Dlatego napisałem krótkiego one-shota, myśląc sobie - zobaczymy, jak to wyjdzie. I wyszło tak, że przerosło to moje oczekiwania - naprawdę nie spodziewałem się tak pozytywnego odzewu. Zresztą jak pisałem, po przeczytaniu fika kilka dni później wciąż miałem wątpliwości co do oceny ludu, patrząc krytycznym okiem na drobnostki, zdania, które nie pasowały, fabularne głupotki które możnaby rozwiązać lepiej. O nich również wspominałeś w swoim wywodzie i całkowicie się z tobą zgadzam. Ale wracając do tematu: rzeczona ambicja spowodowała faktycznie, że chciałem napisać coś świetnego, coś, co poruszy ludzi. Nie byle komedyjkę na parę minut. Trafiłeś w sedno, powtarzam, w pierwszym akapicie - tematyka jaką obrałem, stylistyka, to wszystko było przygotowane pod napisanie czegoś poważnego.

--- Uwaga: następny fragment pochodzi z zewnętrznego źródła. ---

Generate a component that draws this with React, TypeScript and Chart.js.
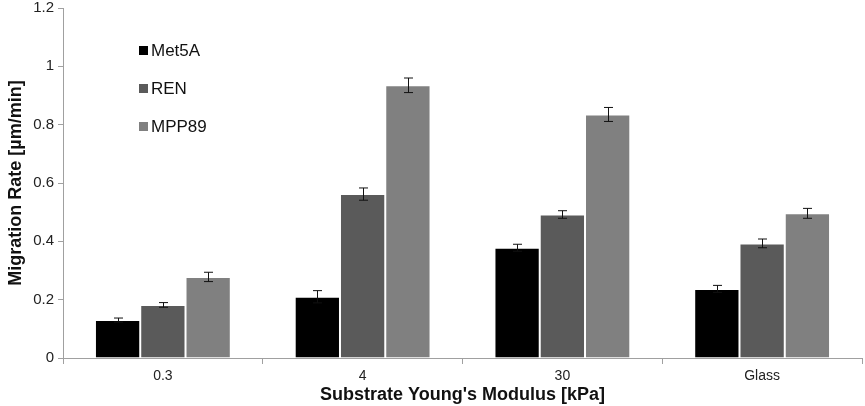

No i tu przychodzi drugi przytoczony przeze mnie akapit, równie doskonale podsumowujący, gdzie jest problem. Zdawałem sobie sprawę, że prędzej czy później ktoś wyleje na mnie kubeł zimnej wody. Ty zrobiłeś to z taktem, a jednocześnie dobrze przekazałeś, co miałeś do przekazania. Dlatego właśnie miło mi się to wszystko czytało.
No, sam rozpisałem się całkiem obszernie. Dzięki jeszcze raz za krytykę. Podsumowanie wezmę sobie do serca, a rady postaram się zapamiętać. Wygląda na to, że to tyle.
PS. Pisząc tego posta prawie całkowicie zapomniałem o wcześniejszym fiku. Dlatego dopiero po komentarzu Omegi ("To naprawdę twoje pierwsze podejście do pisania?") nieco się nad tym zastanowiłem.